Garland was born in Joliet, Illinois, on November 28, 1899. He moved to Detroit in 1921, and spent the rest of his life in the Detroit area. He was an accomplished pilot and yachtsman, active in the Civil Air Patrol, and served on the advisory board of Aviation and Yachting magazine. In 1945 he built his home in Detroit at 14480 Riverside Avenue, located on the Detroit River. He operated a seaplane base and flight school from his home.
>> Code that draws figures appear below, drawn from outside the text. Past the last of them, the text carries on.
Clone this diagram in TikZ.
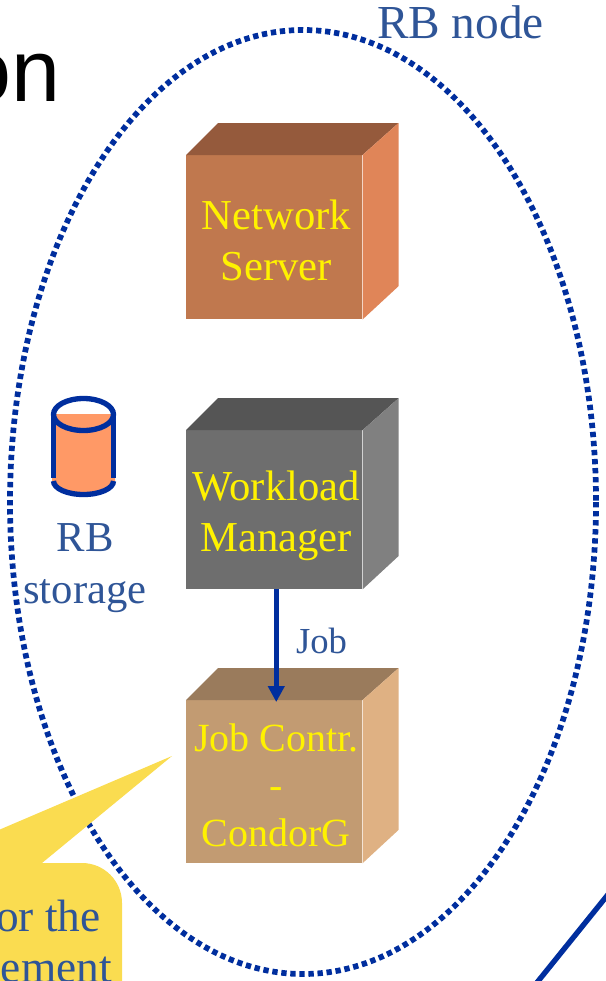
\documentclass[tikz,border=0pt]{standalone}
\usepackage{fontspec}
\usepackage{xcolor}
\usepackage{tikz}
\usetikzlibrary{positioning,arrows.meta}
\setmainfont{Liberation Serif}
\newfontfamily\titlefont{Liberation Sans}

\definecolor{linkblue}{HTML}{002E9E}
\definecolor{labelblue}{HTML}{2F5597}
\definecolor{noteyellow}{HTML}{FADC50}
\definecolor{drumfill}{HTML}{FF9966}
\definecolor{serverfront}{HTML}{C0784E}
\definecolor{servertop}{HTML}{955A3C}
\definecolor{serverside}{HTML}{E08558}
\definecolor{managerfront}{HTML}{6E6E6E}
\definecolor{managertop}{HTML}{555555}
\definecolor{managerside}{HTML}{808080}
\definecolor{controlfront}{HTML}{C29B72}
\definecolor{controltop}{HTML}{9A7B5C}
\definecolor{controlside}{HTML}{DFB183}

\begin{document}
\begin{tikzpicture}[x=0.75pt,y=-0.75pt]

    \edef\sizefront{132pt}
    \tikzstyle{cubeface}=[minimum width=\sizefront,inner sep=0pt]
    \tikzstyle{cubetext}=[inner sep=0pt,align=center,text=yellow,font=\fontsize{32}{38.25}\selectfont]
    \tikzstyle{bluelabel}=[text=labelblue,inner sep=0pt,align=center,font=\fontsize{32}{39}\selectfont]
    \tikzstyle{notetext}=[text=labelblue,inner sep=0pt,anchor=base east,font=\fontsize{34}{38}\selectfont]

    % draws the roof and the right side of a cube behind its front node
    \newcommand{\cubesides}[3]{
        \fill[#2] (#1.north west) -- ++(24pt,24pt) -- ([xshift=27pt,yshift=24pt]#1.north east) -- (#1.north east) -- cycle;
        \fill[#3] (#1.north east) -- ++(27pt,24pt) -- ([xshift=27pt,yshift=25pt]#1.south east) -- (#1.south east) -- cycle;
    }

    \useasboundingbox (0,0) rectangle (606,981);
    \clip (0,0) rectangle (606,981);

    \node [font=\titlefont\fontsize{66}{66}\selectfont,anchor=base east,inner sep=0pt] (title) at (61,102) {on};

    \draw[linkblue,line width=4.3pt,dash pattern=on 4pt off 2.8pt] (303,502) ellipse [x radius=293,y radius=472];

    % the three cubes
    \node [cubeface,minimum height=123pt,fill=serverfront,anchor=north west] (server) at (186,155) {};
    \node [cubeface,minimum height=119pt,fill=managerfront,below=83pt of server] (manager) {};
    \node [cubeface,minimum height=122pt,fill=controlfront,below=83pt of manager] (control) {};
    \cubesides{server}{servertop}{serverside}
    \cubesides{manager}{managertop}{managerside}
    \cubesides{control}{controltop}{controlside}
    \node [cubetext] (servertext) at ([xshift=1.5pt,yshift=-2.5pt]server) {Network\\Server};
    \node [cubetext] (managertext) at ([xshift=1.5pt,yshift=-4.5pt]manager) {Workload\\Manager};
    \node [cubetext,font=\fontsize{30}{35.6}\selectfont] (controltext) at ([xshift=1.5pt,yshift=-2.5pt]control) {Job Contr.\\-\\CondorG};

    \draw[linkblue,line width=3.75pt,-{Triangle[length=12pt,width=12pt]}] ([xshift=1.5pt]manager.south) -- ([xshift=1.5pt,yshift=-1.5pt]control.north);
    \node [bluelabel,font=\fontsize{27.5}{30}\selectfont] (job) at (321.5,641) {Job};

    \node [bluelabel,anchor=base,font=\fontsize{35.5}{40}\selectfont] (rbnode) at (460.5,39) {RB node};

    % storage drum
    \fill[drumfill] (52,414) -- (52,481) -- (54,481) arc [start angle=180,end angle=0,x radius=30,y radius=13.5] -- (115,481) -- (115,414) -- cycle;
    \draw[linkblue,line width=4pt] (83.5,414.5) ellipse [x radius=30,y radius=16];
    \draw[linkblue,line width=4pt] (53.5,414.5) -- (53.5,478) (113.5,414.5) -- (113.5,478);
    \draw[linkblue,line width=4pt] (53.5,481) arc [start angle=180,end angle=0,x radius=30,y radius=13.5];
    \node [bluelabel,anchor=north] (storage) at (85,523) {RB\\storage};

    % speech bubble, cut by the page
    \fill[noteyellow] (-20,838) -- (172,756) -- (42,863) -- (82,863) arc [start angle=-90,end angle=0,radius=40] -- (122,1000) -- (-20,1000) -- cycle;
    \node [notetext] (notefirst) at (101,931) {or the};
    \node [notetext] (notesecond) at (112,982) {ement};

    % line coming in at the corner
    \coordinate (linetop) at (610,892);
    \coordinate (linebottom) at (535,985);
    \draw[linkblue,line width=4pt] (linetop) -- (linebottom);

\end{tikzpicture}
\end{document}
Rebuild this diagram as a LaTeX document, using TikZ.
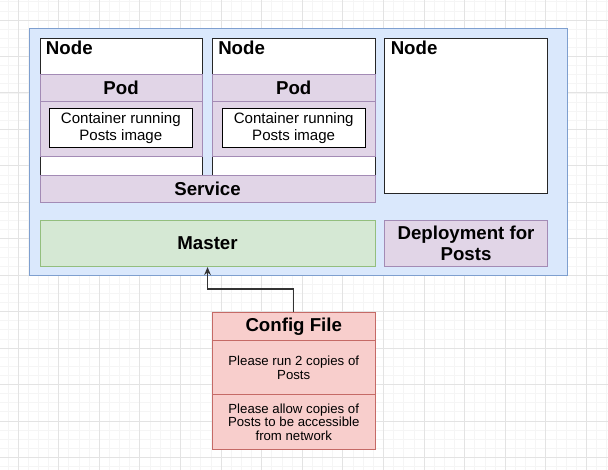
\documentclass[tikz,border=0pt]{standalone}
\usepackage{fontspec}
\setmainfont{Liberation Sans}
\usetikzlibrary{positioning,arrows.meta}

\definecolor{gridminor}{HTML}{F5F5F5}
\definecolor{gridmajor}{HTML}{E3E3E3}
\definecolor{clusterfill}{HTML}{DAE8FC}
\definecolor{clusterline}{HTML}{7E9FCF}
\definecolor{podfill}{HTML}{E1D5E7}
\definecolor{podline}{HTML}{A38BB5}
\definecolor{masterfill}{HTML}{D5E8D4}
\definecolor{masterline}{HTML}{93BE7E}
\definecolor{cfgfill}{HTML}{F8CECC}
\definecolor{cfgline}{HTML}{C56A66}

\newcommand{\bigbf}{\fontsize{14}{15.5}\selectfont\bfseries}

\begin{document}
\begin{tikzpicture}[x=0.75pt,y=-0.75pt,
  box/.style={anchor=north west, inner sep=0pt, line width=0.8pt},
  nodebox/.style={box, draw=black!85, fill=white},
  podbox/.style={box, draw=podline, fill=podfill, font=\bigbf},
  contbox/.style={box, draw=black, fill=white, align=center,
    font=\fontsize{11.3}{12.5}\selectfont},
  cfgbox/.style={box, draw=cfgline, fill=cfgfill, align=center,
    font=\fontsize{9.9}{10.3}\selectfont},
  nodetitle/.style={anchor=base west, inner sep=0pt, font=\bigbf}]
\useasboundingbox (0,0) rectangle (608,470);
\fill[white] (0,0) rectangle (608,470);

% background grid
\foreach \i in {0,...,60} \draw[gridminor, line width=0.5pt] (18+\i*10.15-10.15,0) -- ++(0,470);
\foreach \j in {0,...,53} \draw[gridminor, line width=0.5pt] (0,20+\j*9.11-18.22) -- ++(608,0);
\foreach \i in {0,...,15} \draw[gridmajor, line width=0.6pt] (18+\i*40.6,0) -- ++(0,470);
\foreach \j in {-1,...,12} \draw[gridmajor, line width=0.6pt] (0,20+\j*36.45) -- ++(608,0);

% cluster
\node[box, draw=clusterline, fill=clusterfill, minimum width={538*0.75pt}, minimum height={247*0.75pt}] (cluster) at (29,28) {};

% nodes
\node[nodebox, minimum width={162*0.75pt}, minimum height={137*0.75pt}] (node1) at (39.5,38) {};
\node[nodebox, minimum width={163*0.75pt}, minimum height={137*0.75pt}] (node2) at (211.7,38) {};
\node[nodebox, minimum width={163*0.75pt}, minimum height={155*0.75pt}] (node3) at (384,38) {};
\node[nodetitle] (node1t) at (45.7,54.3) {Node};
\node[nodetitle] (node2t) at (218,54.3) {Node};
\node[nodetitle] (node3t) at (390.5,54.3) {Node};

% pods
\node[podbox, minimum width={162*0.75pt}, minimum height={27*0.75pt}] (pod1) at (39.5,74) {Pod};
\node[podbox, minimum width={162*0.75pt}, minimum height={55*0.75pt}] (pod1b) at (39.5,101) {};
\node[contbox, minimum width={142.5*0.75pt}, minimum height={39*0.75pt}] (cont1) at (49,108) {Container running\\Posts image};
\node[podbox, minimum width={163*0.75pt}, minimum height={27*0.75pt}] (pod2) at (211.7,74) {Pod};
\node[podbox, minimum width={163*0.75pt}, minimum height={55*0.75pt}] (pod2b) at (211.7,101) {};
\node[contbox, minimum width={142.7*0.75pt}, minimum height={39*0.75pt}] (cont2) at (221.8,108) {Container running\\Posts image};

% service, master, deployment
\node[podbox, minimum width={335*0.75pt}, minimum height={27*0.75pt}] (service) at (39.5,175) {Service};
\node[box, draw=masterline, fill=masterfill, font=\bigbf, minimum width={335*0.75pt}, minimum height={46*0.75pt}] (master) at (39.5,220) {Master};
\node[podbox, align=center, minimum width={163*0.75pt}, minimum height={46*0.75pt}] (deploy) at (384,220) {Deployment for\\Posts};

% config file
\node[cfgbox, font=\bigbf, minimum width={163*0.75pt}, minimum height={28*0.75pt}] (cfg) at (211.7,312) {Config File};
\node[cfgbox, minimum width={163*0.75pt}, minimum height={54*0.75pt}] (cfg1) at (211.7,340) {Please run 2 copies of\\Posts};
\node[cfgbox, minimum width={163*0.75pt}, minimum height={55*0.75pt}] (cfg2) at (211.7,394) {Please allow copies of\\Posts to be accessible\\from network};

\draw[black!80, line width=0.8pt, -{Stealth[length=6pt,width=5pt]}] (cfg.north) -- ++(0,-23) -| (master.south);
\end{tikzpicture}
\end{document}
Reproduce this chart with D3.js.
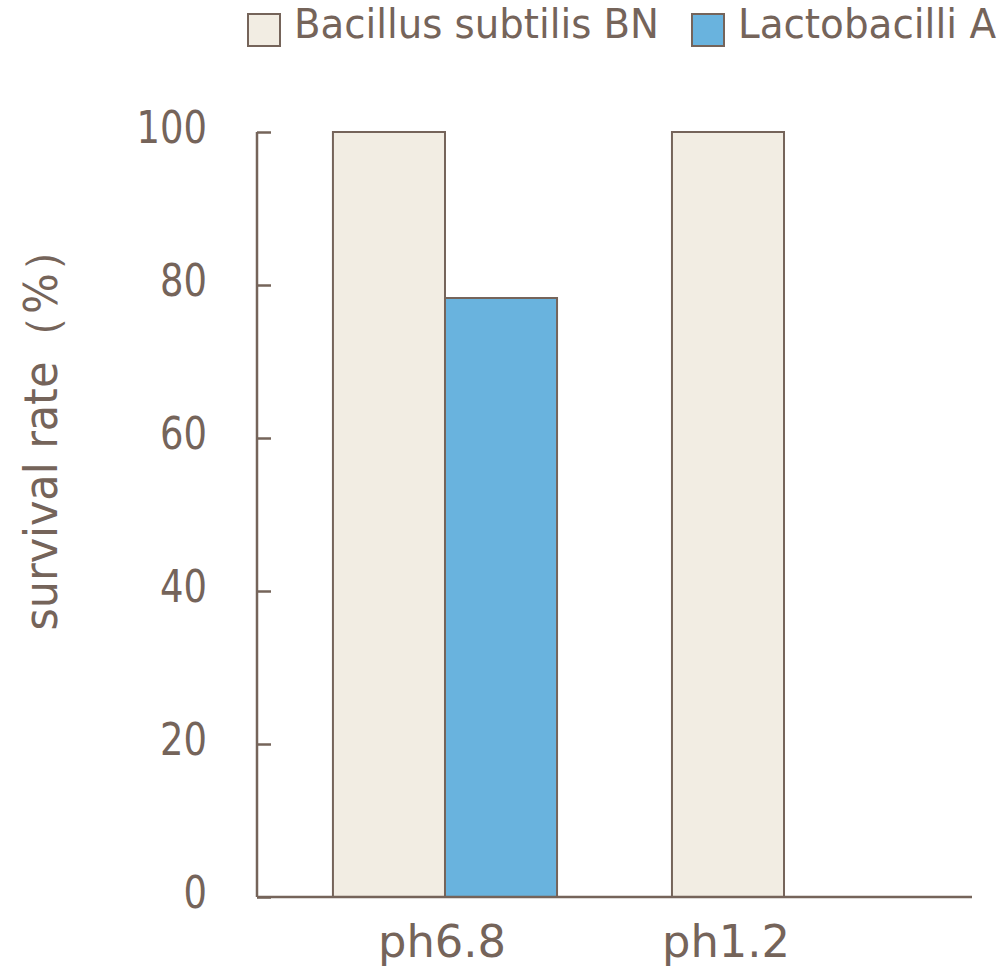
<!DOCTYPE html>
<html><head><meta charset="utf-8">
<script src="https://cdn.jsdelivr.net/npm/d3@7"></script>
<style>
html,body{margin:0;padding:0;background:#fff;}
text{font-family:"DejaVu Sans Condensed","Noto Sans",sans-serif;fill:#75645a;}
</style></head><body>
<svg id="chart" width="1000" height="974"></svg>
<script>
const categories = ["ph6.8", "ph1.2"];
const seriesNames = ["Bacillus subtilis BN", "Lactobacilli A"];
const bacillusValues = [100, 100];
const lactobacilliValues = [78.3, 0];
const yTicks = [0, 20, 40, 60, 80, 100];
const yTitle = "survival rate（%）";

const colors = ["#f2ede3", "#69b3de"];
const ink = "#75645a";

const svg = d3.select("#chart");
const x0 = d3.scaleBand().domain(categories).range([257, 972]).paddingInner(0.339).paddingOuter(0.224);
const x1 = d3.scaleBand().domain(seriesNames).range([0, x0.bandwidth()]);
const y = d3.scaleLinear().domain([0, 100]).range([897, 132]);

const data = categories.map((c, i) => ({cat: c, vals: [bacillusValues[i], lactobacilliValues[i]]}));

// fit text to a target width
function fit(sel, w) { sel.attr("textLength", w).attr("lengthAdjust", "spacingAndGlyphs"); }

// bars
const g = svg.append("g");
data.forEach(d => {
  d.vals.forEach((v, j) => {
    if (v <= 0) return;
    g.append("rect")
      .attr("x", x0(d.cat) + x1(seriesNames[j]))
      .attr("y", y(v))
      .attr("width", x1.bandwidth())
      .attr("height", y(0) - y(v))
      .attr("fill", colors[j])
      .attr("stroke", ink)
      .attr("stroke-width", 2);
  });
});

// y axis
const yAxis = d3.axisRight(y).tickValues(yTicks).tickSize(14).tickFormat("");
const ya = svg.append("g").attr("transform", "translate(257,0)").call(yAxis);
ya.select(".domain").remove();
ya.selectAll("line").attr("stroke", ink).attr("stroke-width", 2.5);
svg.append("line").attr("x1", 257).attr("x2", 257).attr("y1", y(100)).attr("y2", y(0))
  .attr("stroke", ink).attr("stroke-width", 2.5);
svg.selectAll(".ylab").data(yTicks).enter().append("text")
  .attr("x", 207).attr("y", d => y(d) + 10.5)
  .attr("text-anchor", "end")
  .attr("font-size", 45).text(d => d)
  .each(function(d) { fit(d3.select(this), String(d).length * 23.5); });

// x axis
const xLabelShift = [-3, -58];
svg.append("line").attr("x1", 257).attr("x2", 972).attr("y1", 897).attr("y2", 897)
  .attr("stroke", ink).attr("stroke-width", 2.5);
svg.selectAll(".xlab").data(categories).enter().append("text")
  .attr("x", (d, i) => x0(d) + x0.bandwidth() / 2 + xLabelShift[i])
  .attr("y", 957).attr("text-anchor", "middle").attr("font-size", 45)
  .text(d => d)
  .each(function() { fit(d3.select(this), 128); });

// y title
svg.append("text").attr("transform", "translate(57,428) rotate(-90)")
  .attr("text-anchor", "middle").attr("font-size", 46).text(yTitle)
  .call(fit, 405);

// legend
const legX = [248, 692];
const legW = [365, 258];
seriesNames.forEach((s, j) => {
  svg.append("rect").attr("x", legX[j]).attr("y", 14).attr("width", 32).attr("height", 32)
    .attr("fill", colors[j]).attr("stroke", ink).attr("stroke-width", 2);
  svg.append("text").attr("x", legX[j] + 46).attr("y", 38).attr("font-size", 40).text(s)
    .call(fit, legW[j]);
});
</script></body></html>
Garland's seaplane base had both wooden ramps, from which he operated floatplanes, and a concrete ramp from which he could taxi his Grumman Widgeon amphibian into the water.

In 1952 the City of Detroit took possession of Garland's property by eminent domain to convert it into a park, and Garland moved to Grosse Pointe Shores in Lake Township. He built his home at Gaukler Point on the shore of Lake St. Clair and constructed a seaplane ramp from which he operated his Piper PA-18 "Super Cub" floatplane. He replaced Mrs. Edsel Ford on the township board of review and became Supervisor of Lake Township on November 6, 1953, at a time that the township had only 13 registered voters. As Township Supervisor he was a member of the Macomb County Board of Supervisors for nearly 20 years, and served as Chairman of the Airport Committee.

Garland and his wife Rose had three children: Harry (b. 1947), Judy (b. 1949), and Carol (b. 1951). He died on June 18, 1972. His wife Rose continued living in their Grosse Pointe Shores home until her death on April 26, 2014.